There's a surprisingly large amount of classical albums available on Spotify, and considering it gives us the power to share playlists I will share some of mine.

-
This is all the classical stuff I'm currently listening to:






It's very messy and rushed, I just use it as a dumping ground when I hear something I like really. It might give you some insight into my personal taste.

-
*Holst Orchestral Work:*






This is all the Holst Orchestral (and some choral/chamber) stuff I could find of his including stuff like a superb recording of Beni Mora, Morning of the Year and The Perfect Fool. Good if your bored of the Planets.

-
*Malcolm Arnold Collection:*






Lots of Malcolm Arnold stuff, including all his symphonies!

-
*Britten's Operas:*






Peter Grimes, Turn of the Screw and Billy Budd. Great quality. Will update to include other works soon.

-

I'm also working on Prokofiev, John Adams playlists.

If any of you don't have Spotify you can get it for free with an invite from someone who does. I recommend! its brilliant and has huge amounts of classical.

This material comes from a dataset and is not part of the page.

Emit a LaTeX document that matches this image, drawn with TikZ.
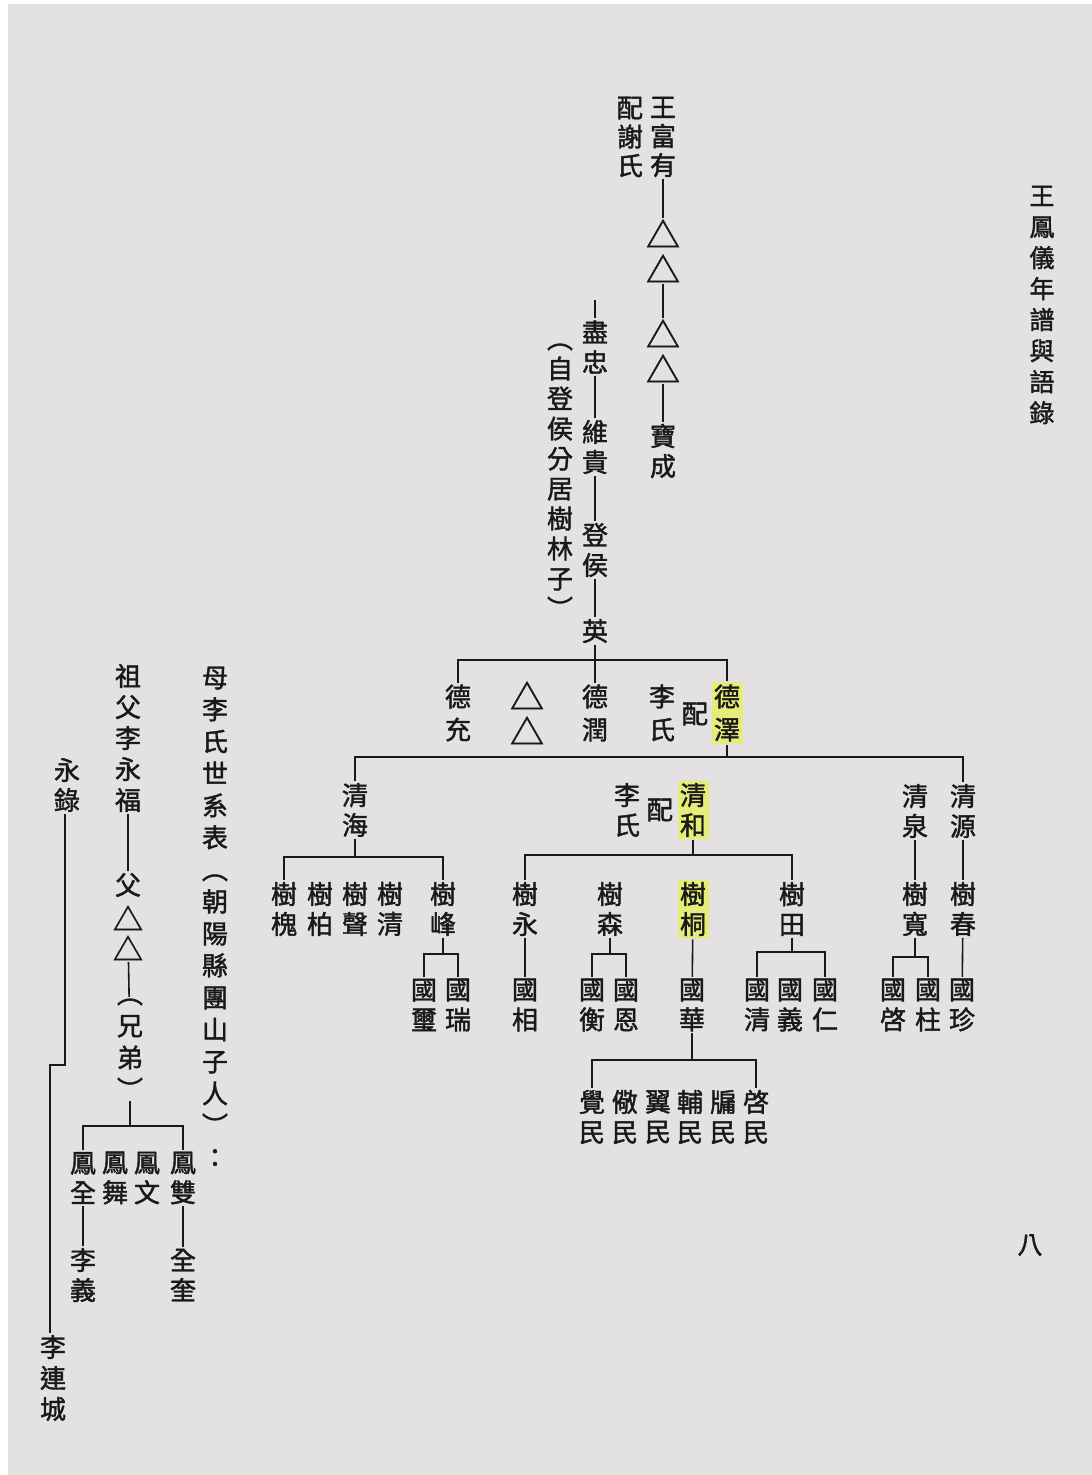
\documentclass[tikz,border=0pt]{standalone}
\usepackage{fontspec}
\newfontfamily\cjk{Noto Sans CJK TC}[FakeBold=1.6]
\definecolor{paper}{RGB}{227,225,226}
\definecolor{ink}{RGB}{25,25,25}
\definecolor{hly}{RGB}{230,236,120}
\begin{document}
\begin{tikzpicture}[x=1pt,y=-1pt,line width=1.6pt,color=ink,
  vt/.style={align=center,inner sep=1pt,text=ink,font=\cjk\fontsize{26}{30}\selectfont},
  vtw/.style={vt,font=\cjk\fontsize{26}{33}\selectfont},
  tri/.style={align=center,inner sep=1pt,text=ink,font=\cjk\fontsize{34}{35}\selectfont},
  hl/.style={fill=hly,inner sep=2.5pt}]
\useasboundingbox (0,0) rectangle (1092,1475);
\fill[white] (0,0) rectangle (1092,1475);
\fill[paper] (8,4) rectangle (1092,1475);

% title and page number
\node[vt,font=\cjk\fontsize{25}{31}\selectfont] (title) at (1042,305) {王\\鳳\\儀\\年\\譜\\與\\語\\錄};
\node[vt,font=\cjk\fontsize{25}{28}\selectfont] (page) at (1030,1245) {八};

% Wang line
\node[vt,font=\cjk\fontsize{26}{29}\selectfont] (wfy) at (663,137) {王\\富\\有};
\node[vt,font=\cjk\fontsize{26}{29}\selectfont] (xie) at (630,137) {配\\謝\\氏};
\node[tri] (t1) at (663,251) {△\\△};
\node[tri] (t2) at (663,351) {△\\△};
\node[vt] (bc) at (663,451) {寶\\成};
\draw (wfy) -- (t1);
\draw (t1) -- (t2);
\draw (t2) -- (bc);

\coordinate (jtop) at (595,300);
\node[vt] (jz) at (595,347) {盡\\忠};
\node[vt] (wg) at (595,447) {維\\貴};
\node[vt] (dh) at (595,550) {登\\侯};
\node[vt] (ying) at (595,631) {英};
\node[vt] (note) at (560,481) {︵\\自\\登\\侯\\分\\居\\樹\\林\\子\\︶};
\draw (jtop) -- (jz);
\draw (jz) -- (wg);
\draw (wg) -- (dh);
\draw (dh) -- (ying);

% De generation
\coordinate (bA) at (0,660);
\node[vtw] (dc) at (458,713) {德\\充};
\node[tri] (t3) at (527,713) {△\\△};
\node[vtw] (dr) at (595,713) {德\\潤};
\node[vtw] (ls1) at (662,713) {李\\氏};
\node[vt] (pei1) at (695,714) {配};
\node[vtw,hl] (dz) at (727,713) {德\\澤};
\draw (ying) -- (dr);
\draw (dc.north) -- (dc.north |- bA) -- (dz.north |- bA) -- (dz.north);

% Qing generation
\coordinate (bB) at (0,757);
\node[vt] (qh) at (355,810) {清\\海};
\node[vt] (ls2) at (627,810) {李\\氏};
\node[vt] (pei2) at (660,810) {配};
\node[vt,hl] (qhe) at (693,810) {清\\和};
\node[vt] (qq) at (915,811) {清\\泉};
\node[vt] (qy) at (963,811) {清\\源};
\draw (dz.south) -- (dz.south |- bB);
\draw (qh.north) -- (qh.north |- bB) -- (qy.north |- bB) -- (qy.north);

% Shu generation
\coordinate (bC) at (0,857);
\coordinate (bD) at (0,855);
\node[vt] (sh1) at (284,909) {樹\\槐};
\node[vt] (sh2) at (320,909) {樹\\柏};
\node[vt] (sh3) at (355,909) {樹\\聲};
\node[vt] (sh4) at (390,909) {樹\\清};
\node[vt] (sf) at (443,909) {樹\\峰};
\node[vt] (sy) at (525,909) {樹\\永};
\node[vt] (ss) at (610,909) {樹\\森};
\node[vt,hl] (st) at (693,909) {樹\\桐};
\node[vt] (stn) at (792,909) {樹\\田};
\node[vt] (sk) at (915,909) {樹\\寬};
\node[vt] (sc) at (963,909) {樹\\春};
\draw (qh.south) -- (qh.south |- bC);
\draw (sh1.north) -- (sh1.north |- bC) -- (sf.north |- bC) -- (sf.north);
\draw (qhe.south) -- (qhe.south |- bD);
\draw (sy.north) -- (sy.north |- bD) -- (stn.north |- bD) -- (stn.north);
\draw (qq) -- (sk);
\draw (qy) -- (sc);

% Guo generation
\coordinate (bE) at (0,954);
\coordinate (bF) at (0,952);
\coordinate (bG) at (0,957);
\node[vt] (gxi) at (424,1005) {國\\璽};
\node[vt] (gru) at (458,1005) {國\\瑞};
\node[vt] (gxa) at (525,1005) {國\\相};
\node[vt] (ghe) at (592,1005) {國\\衡};
\node[vt] (gen) at (626,1005) {國\\恩};
\node[vt] (ghu) at (692,1005) {國\\華};
\node[vt] (gqi) at (757,1005) {國\\清};
\node[vt] (gyi) at (790,1005) {國\\義};
\node[vt] (gre) at (825,1005) {國\\仁};
\node[vt] (gqs) at (893,1005) {國\\啓};
\node[vt] (gzh) at (928,1005) {國\\柱};
\node[vt] (gzn) at (962,1005) {國\\珍};
\draw (sf.south) -- (sf.south |- bE);
\draw (gxi.north) -- (gxi.north |- bE) -- (gru.north |- bE) -- (gru.north);
\draw (sy) -- (gxa);
\draw (ss.south) -- (ss.south |- bE);
\draw (ghe.north) -- (ghe.north |- bE) -- (gen.north |- bE) -- (gen.north);
\draw (st) -- (ghu);
\draw (stn.south) -- (stn.south |- bF);
\draw (gqi.north) -- (gqi.north |- bF) -- (gre.north |- bF) -- (gre.north);
\draw (sk.south) -- (sk.south |- bG);
\draw (gqs.north) -- (gqs.north |- bG) -- (gzh.north |- bG) -- (gzh.north);
\draw (sc) -- (gzn);

% Min generation
\coordinate (bH) at (0,1060);
\node[vt] (m1) at (592,1117) {覺\\民};
\node[vt] (m2) at (625,1117) {儆\\民};
\node[vt] (m3) at (658,1117) {翼\\民};
\node[vt] (m4) at (690,1117) {輔\\民};
\node[vt] (m5) at (723,1117) {牖\\民};
\node[vt] (m6) at (756,1117) {啓\\民};
\draw (ghu.south) -- (ghu.south |- bH);
\draw (m1.north) -- (m1.north |- bH) -- (m6.north |- bH) -- (m6.north);

% Mother's (Li) lineage
\node[vt,font=\cjk\fontsize{26}{32}\selectfont] (mls) at (215,917) {母\\李\\氏\\世\\系\\表\\︵\\朝\\陽\\縣\\團\\山\\子\\人\\︶\\：};
\node[vt,font=\cjk\fontsize{26}{31}\selectfont] (zf) at (128,738) {祖\\父\\李\\永\\福};
\node[vt] (fu) at (128,885) {父};
\node[tri,font=\cjk\fontsize{30}{30}\selectfont] (t4) at (128,933) {△\\△};
\node[vt,font=\cjk\fontsize{26}{32}\selectfont] (xd) at (130,1049) {︵\\兄\\弟\\︶};
\draw (zf) -- (fu);
\draw (t4) -- (xd);

\coordinate (bI) at (0,1126);
\node[vt] (fq) at (83,1178) {鳳\\全};
\node[vt] (fw) at (115,1178) {鳳\\舞};
\node[vt] (fwn) at (147,1178) {鳳\\文};
\node[vt] (fs) at (183,1178) {鳳\\雙};
\node[vt] (lyi) at (83,1275) {李\\義};
\node[vt] (qk) at (183,1275) {全\\奎};
\draw (xd.south) -- (xd.south |- bI);
\draw (fq.north) -- (fq.north |- bI) -- (fs.north |- bI) -- (fs.north);
\draw (fq) -- (lyi);
\draw (fs) -- (qk);

\node[vt] (yl) at (67,785) {永\\錄};
\node[vt,font=\cjk\fontsize{26}{31}\selectfont] (llc) at (53,1378) {李\\連\\城};
\coordinate (j1) at (65,1065);
\coordinate (j2) at (50,1065);
\draw (yl.south -| j1) -- (j1) -- (j2) -- (llc.north -| j2);
\end{tikzpicture}
\end{document}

If you do have Spotify why not upload your playlists? Dream concerts maybe?


----------



## ulyssestone

I tried to search for sites or blogs that share Spotify playlists of classical music, but haven't found any. So I started my own:
http://www.spotifyclassical.com/

Hope it would be useful to you


----------



## emiellucifuge

I will check youre site in a minute Ulysses, but Im already impressed at the achievment.

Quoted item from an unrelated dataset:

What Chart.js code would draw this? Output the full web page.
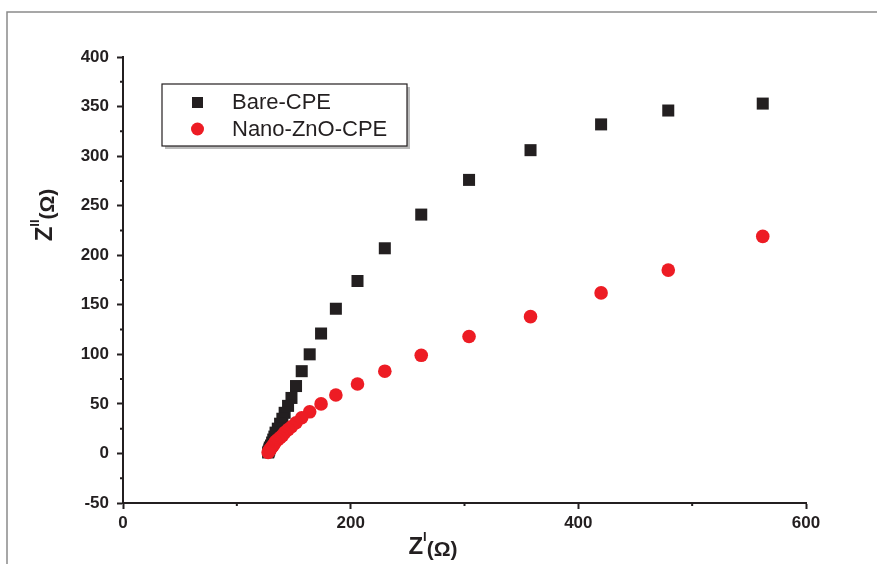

How could I get an invite to Spotify Jules?


----------



## ulyssestone

emiellucifuge said:


> I will check youre site in a minute Ulysses, but Im already impressed at the achievment.
> 
> How could I get an invite to Spotify Jules?


Thanks. If you have checked out the site, you should know by now how to get Spotify without an invite It's in the first post on www.spotifyclassical.com

Or if you still need an invite, PM me or drop me a line by click the e-mail button on my site, I have 6 invitations left.


----------



## Jules141

Wow! Your playlist blog is just great, love the contemptorary Chinease music and Greig's piano collections! Keep up the blog it's just great.

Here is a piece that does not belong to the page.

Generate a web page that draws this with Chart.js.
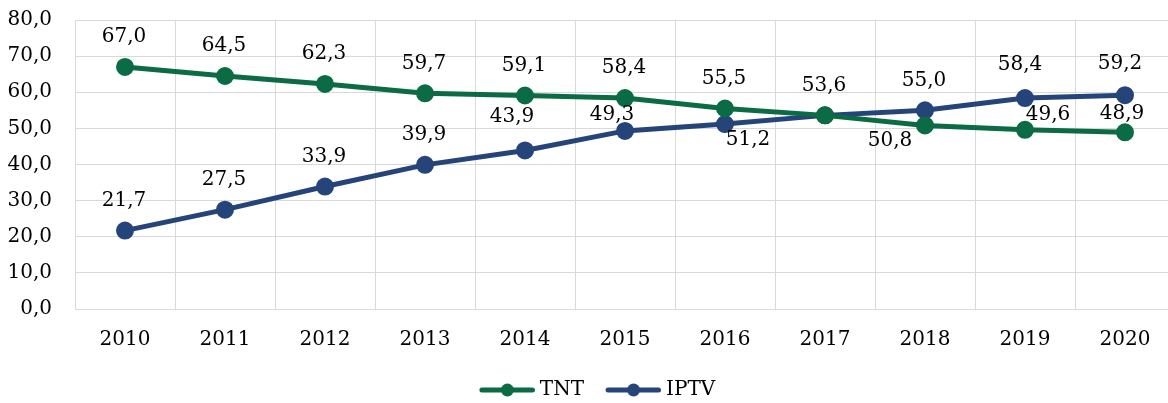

Yea, I have heard from a friend there is a way to bypass the invite system and just set up an account, evan though I've given no invites out for some reason it won't let me use any.


----------



## shynb888sb

I am fond of this one


----------



## ulyssestone

I updated www.spotifyclassical.com a lot recently, including playlist of 2010 Grammy Classical winners, and swan songs of great composers, take a look

By the way, Spotify is now open in France, if you are interested you can ask you friends in France to register a free account for you.


----------



## starry

I found out about Spotify at Christmas, it had the Minna Keal symphony on it which was a piece I wanted to hear.


----------



## Op.123

Spotify can be odd. Here is a recommendation it gave me...

You listened to Murray Perahia yesterday. Want to try David Thomas?

What is that about????


----------